→ ENTRIES PROVIDED:
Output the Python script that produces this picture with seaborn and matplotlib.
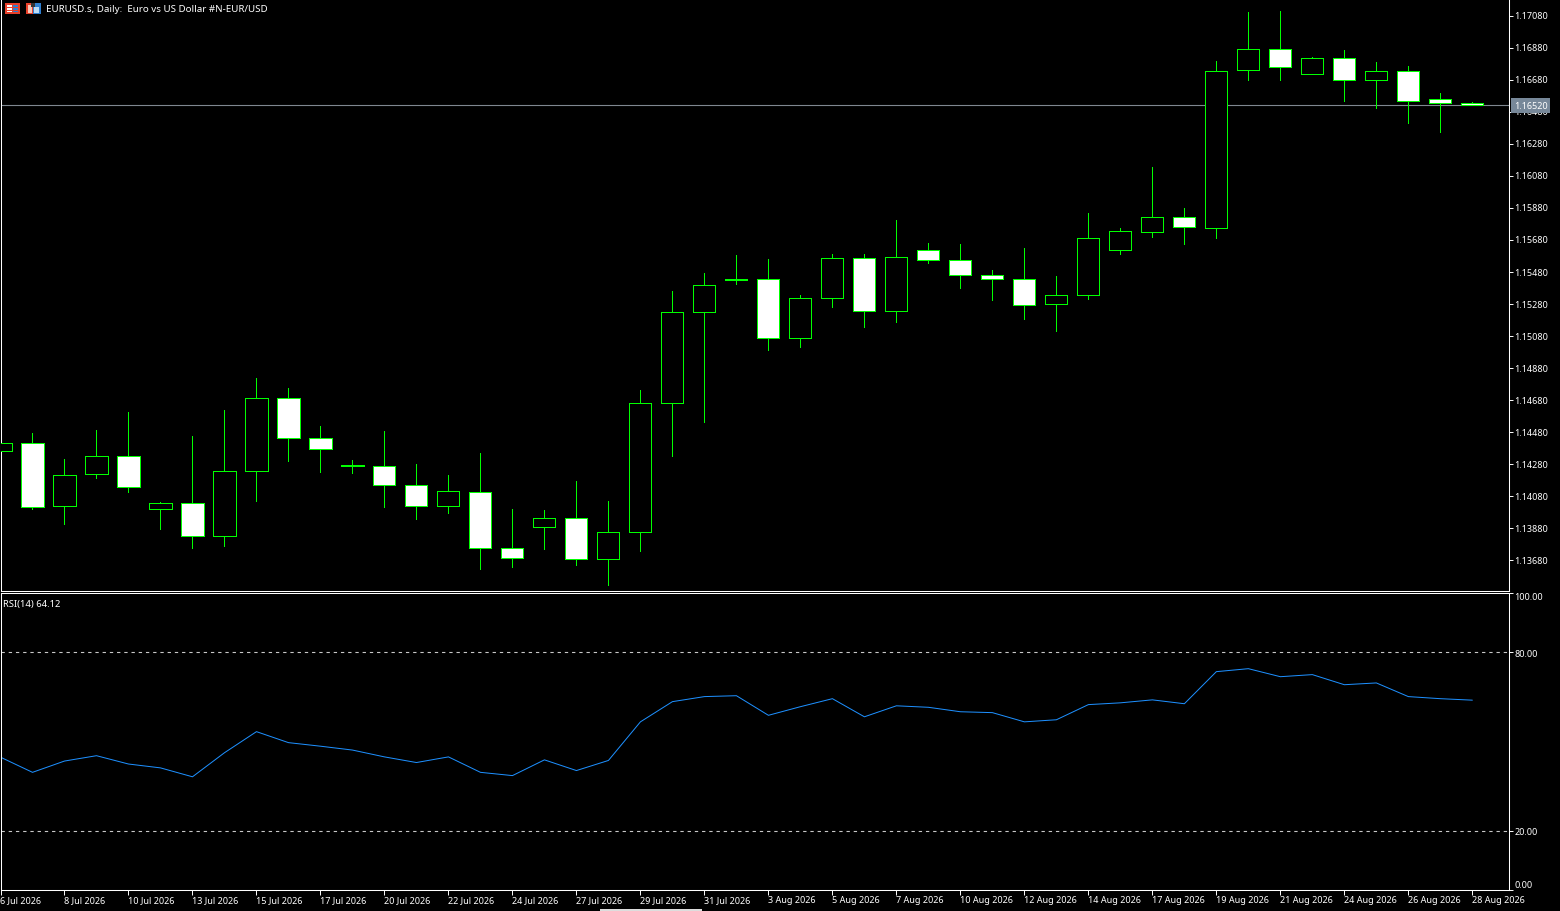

* * *

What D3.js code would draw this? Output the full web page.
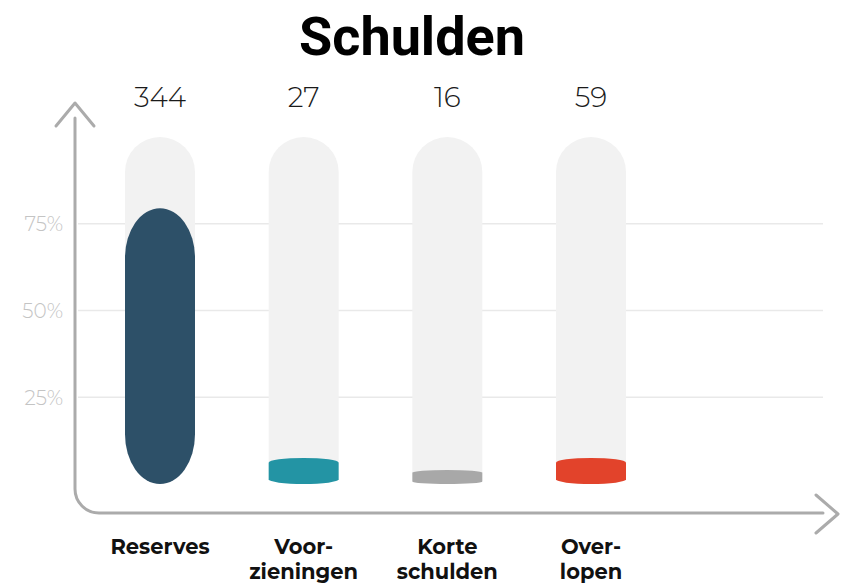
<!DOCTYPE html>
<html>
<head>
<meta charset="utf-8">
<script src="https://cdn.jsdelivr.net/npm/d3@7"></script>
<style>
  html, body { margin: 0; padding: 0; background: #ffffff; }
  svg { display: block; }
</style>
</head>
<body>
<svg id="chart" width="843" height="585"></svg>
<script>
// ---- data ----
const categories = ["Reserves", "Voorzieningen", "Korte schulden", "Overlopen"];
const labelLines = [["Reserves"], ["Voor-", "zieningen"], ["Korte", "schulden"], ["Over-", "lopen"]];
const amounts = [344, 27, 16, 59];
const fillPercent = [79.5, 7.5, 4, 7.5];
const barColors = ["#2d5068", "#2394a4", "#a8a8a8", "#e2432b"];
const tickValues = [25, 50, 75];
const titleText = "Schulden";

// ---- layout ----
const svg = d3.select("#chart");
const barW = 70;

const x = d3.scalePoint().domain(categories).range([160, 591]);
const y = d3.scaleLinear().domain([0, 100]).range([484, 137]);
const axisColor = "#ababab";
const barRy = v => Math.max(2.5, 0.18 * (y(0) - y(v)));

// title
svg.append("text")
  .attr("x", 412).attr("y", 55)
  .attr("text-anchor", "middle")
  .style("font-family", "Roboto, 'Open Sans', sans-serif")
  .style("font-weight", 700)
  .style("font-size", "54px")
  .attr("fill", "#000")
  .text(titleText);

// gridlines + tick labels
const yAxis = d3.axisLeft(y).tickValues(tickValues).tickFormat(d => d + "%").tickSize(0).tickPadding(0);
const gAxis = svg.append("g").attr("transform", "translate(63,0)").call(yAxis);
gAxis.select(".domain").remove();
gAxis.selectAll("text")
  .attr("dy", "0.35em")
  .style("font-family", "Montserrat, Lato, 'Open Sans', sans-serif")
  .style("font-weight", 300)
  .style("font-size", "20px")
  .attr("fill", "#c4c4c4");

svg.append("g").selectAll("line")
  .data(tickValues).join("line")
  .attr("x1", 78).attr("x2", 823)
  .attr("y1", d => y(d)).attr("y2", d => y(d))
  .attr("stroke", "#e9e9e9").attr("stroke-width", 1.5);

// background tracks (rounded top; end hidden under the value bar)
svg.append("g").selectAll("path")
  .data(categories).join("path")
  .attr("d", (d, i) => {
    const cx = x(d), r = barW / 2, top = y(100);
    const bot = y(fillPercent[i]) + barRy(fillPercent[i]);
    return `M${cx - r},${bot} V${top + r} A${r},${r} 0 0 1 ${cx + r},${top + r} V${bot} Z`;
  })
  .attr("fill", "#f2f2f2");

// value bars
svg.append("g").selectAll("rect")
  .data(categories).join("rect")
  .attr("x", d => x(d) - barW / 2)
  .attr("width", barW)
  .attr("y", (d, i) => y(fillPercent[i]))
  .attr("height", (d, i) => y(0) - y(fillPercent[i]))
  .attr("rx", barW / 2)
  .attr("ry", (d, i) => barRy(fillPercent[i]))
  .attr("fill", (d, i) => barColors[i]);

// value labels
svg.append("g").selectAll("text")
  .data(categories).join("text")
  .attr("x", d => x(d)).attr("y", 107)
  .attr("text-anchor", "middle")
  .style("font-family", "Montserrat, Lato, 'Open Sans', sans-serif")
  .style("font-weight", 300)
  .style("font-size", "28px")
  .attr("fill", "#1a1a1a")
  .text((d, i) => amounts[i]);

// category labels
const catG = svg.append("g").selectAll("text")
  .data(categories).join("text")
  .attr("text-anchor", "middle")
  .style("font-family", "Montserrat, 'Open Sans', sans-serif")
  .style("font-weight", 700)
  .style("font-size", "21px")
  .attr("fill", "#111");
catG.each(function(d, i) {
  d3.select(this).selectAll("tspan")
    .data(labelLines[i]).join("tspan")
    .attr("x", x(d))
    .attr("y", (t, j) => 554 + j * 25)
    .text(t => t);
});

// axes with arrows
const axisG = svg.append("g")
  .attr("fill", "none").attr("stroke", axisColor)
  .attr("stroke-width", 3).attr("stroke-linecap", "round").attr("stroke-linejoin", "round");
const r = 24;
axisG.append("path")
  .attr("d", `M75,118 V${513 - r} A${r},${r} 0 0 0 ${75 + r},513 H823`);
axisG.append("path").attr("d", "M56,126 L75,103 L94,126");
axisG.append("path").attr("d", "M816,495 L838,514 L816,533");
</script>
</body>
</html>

---

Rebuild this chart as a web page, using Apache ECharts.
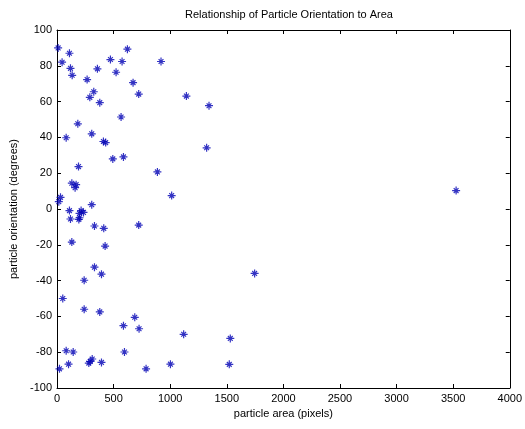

→ CHALLENGE:
For the material above, give again only the lines starting at the line that contains "What D3.js code" and ending at the line that contains "const barRy = v". Pictures do not belong in the copy.

→ PROBLEM SOLUTION:
What D3.js code would draw this? Output the full web page.
<!DOCTYPE html>
<html>
<head>
<meta charset="utf-8">
<script src="https://cdn.jsdelivr.net/npm/d3@7"></script>
<style>
  html, body { margin: 0; padding: 0; background: #ffffff; }
  svg { display: block; }
</style>
</head>
<body>
<svg id="chart" width="843" height="585"></svg>
<script>
// ---- data ----
const categories = ["Reserves", "Voorzieningen", "Korte schulden", "Overlopen"];
const labelLines = [["Reserves"], ["Voor-", "zieningen"], ["Korte", "schulden"], ["Over-", "lopen"]];
const amounts = [344, 27, 16, 59];
const fillPercent = [79.5, 7.5, 4, 7.5];
const barColors = ["#2d5068", "#2394a4", "#a8a8a8", "#e2432b"];
const tickValues = [25, 50, 75];
const titleText = "Schulden";

// ---- layout ----
const svg = d3.select("#chart");
const barW = 70;

const x = d3.scalePoint().domain(categories).range([160, 591]);
const y = d3.scaleLinear().domain([0, 100]).range([484, 137]);
const axisColor = "#ababab";
const barRy = v => Math.max(2.5, 0.18 * (y(0) - y(v)));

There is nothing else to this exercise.